Med Crude-Urals slips in NWE as ample supplies weigh

09 Apr, 2019

MOSCOW: Urals crude differentials to dated Brent in northwest Europe lost 45 cents a barrel on Tuesday in active trade after Russia topped up its oil export plan for Baltic Sea ports in April, trading sources said.

Oil loadings from Russia's Baltic Sea ports will rise to 6.8 million tonnes in April after Rosneft increased it planned exports of Urals crude from Primorsk by 200,000 tonnes on April 25-26 and 27-28, sources said on Monday.

Rosneft will also load 100,000 tonnes of Urals from Ust-Luga on April 20-21 on top of the initial loading plan, while Gazpromneft has cancelled its loading slot in Primorsk on April 23-24, traders said.

Rosneft's Tuapse refinery has advised Russia's transport monopoly Transneft that the crude oil intake suspension at the plant will continue until end of April, the Interfax news agency said.

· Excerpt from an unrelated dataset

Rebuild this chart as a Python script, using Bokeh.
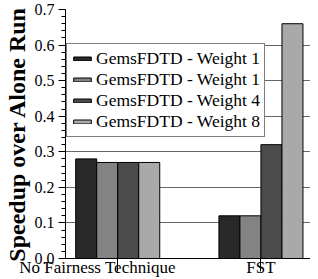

Rosneft's Syzran refinery has limited crude oil intake for three days, Interfax cited Transneft as saying.

PLATTS WINDOW

Trafigura sold to Total 100,000 tonnes of Baltic Urals for April 21-25 loading at plus $0.10 a barrel. That was down by 40 cents from Monday estimates for the grade.

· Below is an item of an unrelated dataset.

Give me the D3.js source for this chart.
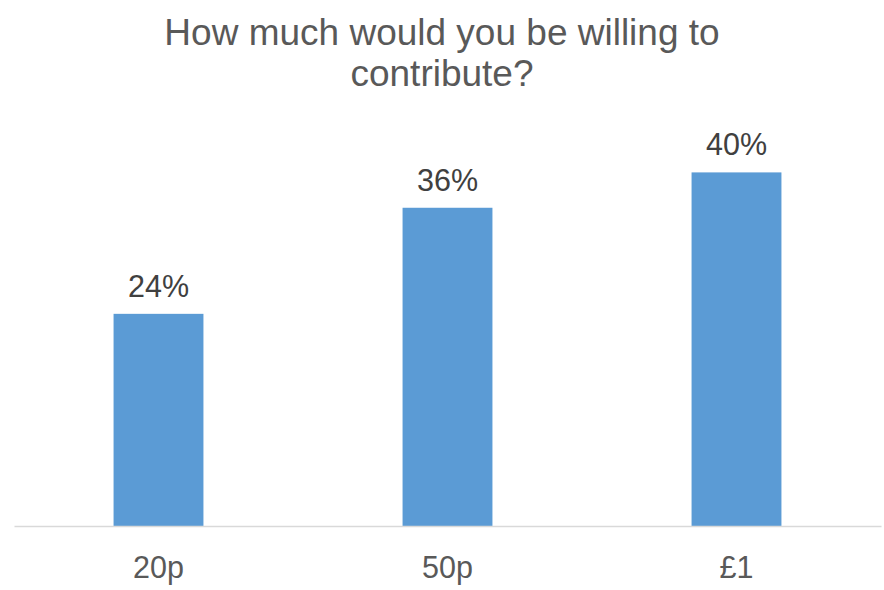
<!DOCTYPE html>
<html>
<head>
<meta charset="utf-8">
<script src="https://cdn.jsdelivr.net/npm/d3@7"></script>
<style>
  html, body { margin: 0; padding: 0; background: #ffffff; }
  svg { display: block; font-family: "Liberation Sans", Arial, sans-serif; }
</style>
</head>
<body>
<svg id="chart" width="884" height="590"></svg>
<script>
// Survey answers: share of respondents per contribution amount
const categories = ["20p", "50p", "£1"];
const shares = [24, 36, 40];
const titleLines = ["How much would you be willing to", "contribute?"];

const svg = d3.select("#chart");
const width = 884, height = 590;
const plot = { left: 14, right: 881, top: 84, bottom: 526 };

const x = d3.scaleBand()
  .domain(categories)
  .range([plot.left, plot.right])
  .paddingInner(0)
  .paddingOuter(0);

const y = d3.scaleLinear()
  .domain([0, 50])
  .range([plot.bottom, plot.top]);

const barWidth = x.bandwidth() * 0.311;

// Title
svg.append("g")
  .selectAll("text")
  .data(titleLines)
  .join("text")
  .attr("x", width / 2)
  .attr("y", (d, i) => 45 + i * 41)
  .attr("text-anchor", "middle")
  .attr("fill", "#595959")
  .attr("font-size", "37px")
  .text(d => d);

// Bars
svg.append("g")
  .selectAll("rect")
  .data(shares)
  .join("rect")
  .attr("x", (d, i) => x(categories[i]) + (x.bandwidth() - barWidth) / 2)
  .attr("y", d => y(d))
  .attr("width", barWidth)
  .attr("height", d => y(0) - y(d))
  .attr("fill", "#5B9BD5");

// Value labels
svg.append("g")
  .selectAll("text")
  .data(shares)
  .join("text")
  .attr("x", (d, i) => x(categories[i]) + x.bandwidth() / 2)
  .attr("y", d => y(d) - 17)
  .attr("text-anchor", "middle")
  .attr("fill", "#404040")
  .attr("font-size", "30.5px")
  .text(d => d + "%");

// Category axis
const xAxis = svg.append("g")
  .attr("transform", `translate(0,${plot.bottom})`)
  .call(d3.axisBottom(x).tickSize(0).tickPadding(0));
xAxis.select(".domain")
  .attr("stroke", "#d9d9d9")
  .attr("stroke-width", 1.5);
xAxis.selectAll(".tick text")
  .attr("dy", null)
  .attr("y", 52)
  .attr("fill", "#595959")
  .attr("font-size", "30.5px")
  .attr("font-family", "'Liberation Sans', Arial, sans-serif");
</script>
</body>
</html>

Glencore sold to Shell a similar cargo for April 19-23 loading at dated Brent flat.

Trafigura offered 100,000 tonnes of Baltic Urals for April 28-May 2 at a premium of $0.25 a barrel, but withdrew.

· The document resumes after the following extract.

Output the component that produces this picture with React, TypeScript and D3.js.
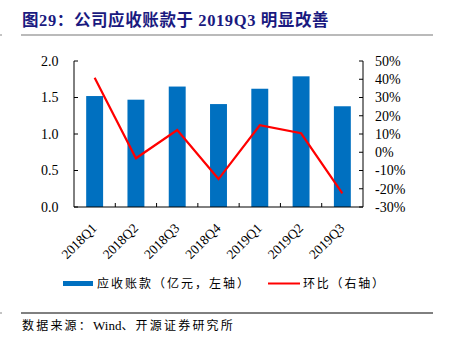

There were no bids or offers for Urals, Azeri BTC, CPC Blend and Siberian Light in the Mediterranean.

 

Oil slipped from a five-month high above $71 a barrel as Russian comments signalling the possible easing of a supply-cutting deal with OPEC countered concern that violence in Libya could further tighten global markets.

President Vladimir Putin said Russia and OPEC should discuss the future of their oil output-cutting deal later this year, adding that current oil prices suited Moscow.

The Libyan state oil firm NOC met oil operating firms to discuss security at oilfields and allow production to continue, a company statement said.